Rosemary Nelson Inquiry Commences
The inquiry into one of the most controversial killings in the Six Counties formally commenced its public hearings on Tuesday 15th April.
Lurgan solicitor Rosemary Nelson sustained serious, multiple injuries when a bomb attached to her car exploded seconds after she had left her family home in the town’s Ashford Grange to drive to work at 12.40 pm on March 15 1999. Her 8-year-old daughter, Sarah, was on a lunch break in her schoolyard, less than 50 yards away. At 3.10pm that same afternoon, Rosemary died from her horrific injuries.
Rosemary Nelson was an internationally known and respected human rights lawyer because of her dedication to her clients, often victims of violence and human rights violations in the Six Counties. Rosemary sought basic due process for her clients and legal protections for the community she represented. She frequently represented suspects detained for questioning about politically motivated offences.

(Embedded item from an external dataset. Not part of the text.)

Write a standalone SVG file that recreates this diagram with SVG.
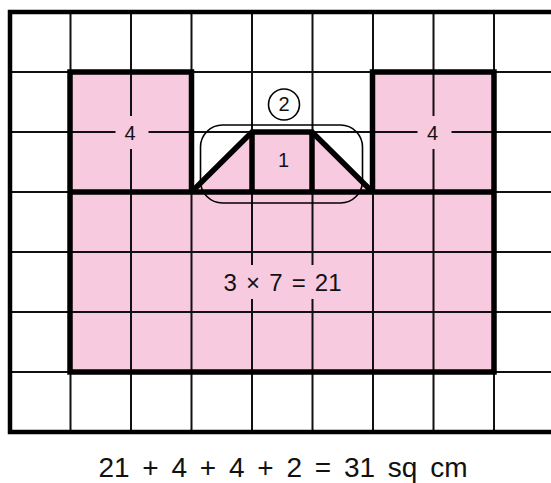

One of a small number of solicitors brave enough to take up such sensitive cases, she was frequently the target of harassment, death threats and intimidation. She represented the Garvaghy Road Residents’ Coalition, the Hamill family, whose son, Robert, was beaten to death by a loyalist mob in Portadown. She also represented the family of Sam Marshall, gunned down by a pro-British death squad in March 1990 minutes after leaving Lurgan RUC barracks where reported weekly to sign for bail.
Immediately following her death, two inter-linked controversies arose which have dominated the investigation of Rosemary’s killing.
The first concerned claims made by Rosemary Nelson herself, and by various human rights NGOs acting on her behalf, that members of the RUC had routinely intimidated and issued death threats against her. She had documented the threats to the United Nations, the US Congress, British Irish Rights Watch, Human Rights Watch, the Lawyers Committee on Human Rights, Amnesty International, the Committee on the Administration of Justice and to the Pat Finucane Centre.
Secondly, the attack took place against the backdrop of unprecedented activity by British Crown forces in the weeks and days leading up to the murder in the area surrounding the Nelson home.
Many aspects of Rosemary’s murder were immediately recognised as similar to those surrounding the murder of Belfast lawyer Pat Finucane in 1989, a killing widely recognised as a result of British state collusion.
In 1998, the United Nations Special Rapporteur on the Independence of Judges and Lawyers, Param Cumaraswamy, reported the threats against Rosemary in his annual report, and stated in a television interview that he believed her life could be in danger.
He made recommendations to the British government concerning threats from the RUC against lawyers, which were not acted upon. In September 1998, Rosemary testified before a committee of the United States Congress investigating human rights abuses in the Six Counties, confirming that death threats had been made against her and her three children.
The present inquiry into Rosemary’s murder was established following the publication of a report in 2003 by Canadian judge, Peter Cory, who had conducted an investigation into the killing. Cory bluntly stated, “I am satisfied that there is evidence of collusion by Governmental Agencies in the murder of Rosemary Nelson that warrants holding a public inquiry”.
Many people still hold reservations about the ability of this present inquiry to get to truth behind Rosemary’s murder. They have good reason. It falls far short of the international independent inquiry sought by Rosemary’s family and friends. The chair of the three-person inquiry panel, retired British judge Michael Morland, is no stranger to the Six Counties and indeed his controversial history in relation to Ireland will not inspire confidence. He acted for the crown during 1973 internment proceedings and was a member of the 1974 Gardiner commission, which recommended phasing out special category status for political prisoners.
Among those who attended the opening of the inquiry were Rosemary’s husband, Paul, her mother Mrs Sheila Magee, and her brothers and sisters.
The solicitor’s brother, Eunan Magee, said the family would adopt a “wait and see attitude” to the hearings.
Mr Magee said the years since the killing had been horrendous.
He said: “We lost our father along the way, and I suppose the hardest thing of the whole lot is to sit and watch your parents having lost a child.
“From that point of view, it is something that we have to do in order to be able to move on with our own lives.
“I do believe that an awful lot is going to be relived over the next days and months and it is going to be hard to listen to.
“I do believe that we are just going to have to take a step above it.”
Éirígí spokesperson Daithí Mac An Mhaistír, expressed support for the Nelson and Magee families. “Éirígí fully supports the campaign for truth and justice which Rosemary Nelson’s family have pursued resolutely and with dignity since her murder in 1999. There is no doubt that the British government and their surrogates in the RUC-PSNI colluded with her killers.
“Rosemary’s murder, like that of Pat Finucane, was designed and sanctioned by the state to silence those who sought to expose human rights abuses in the Six Counties and the corrupt and unjust nature of the ongoing British occupation.”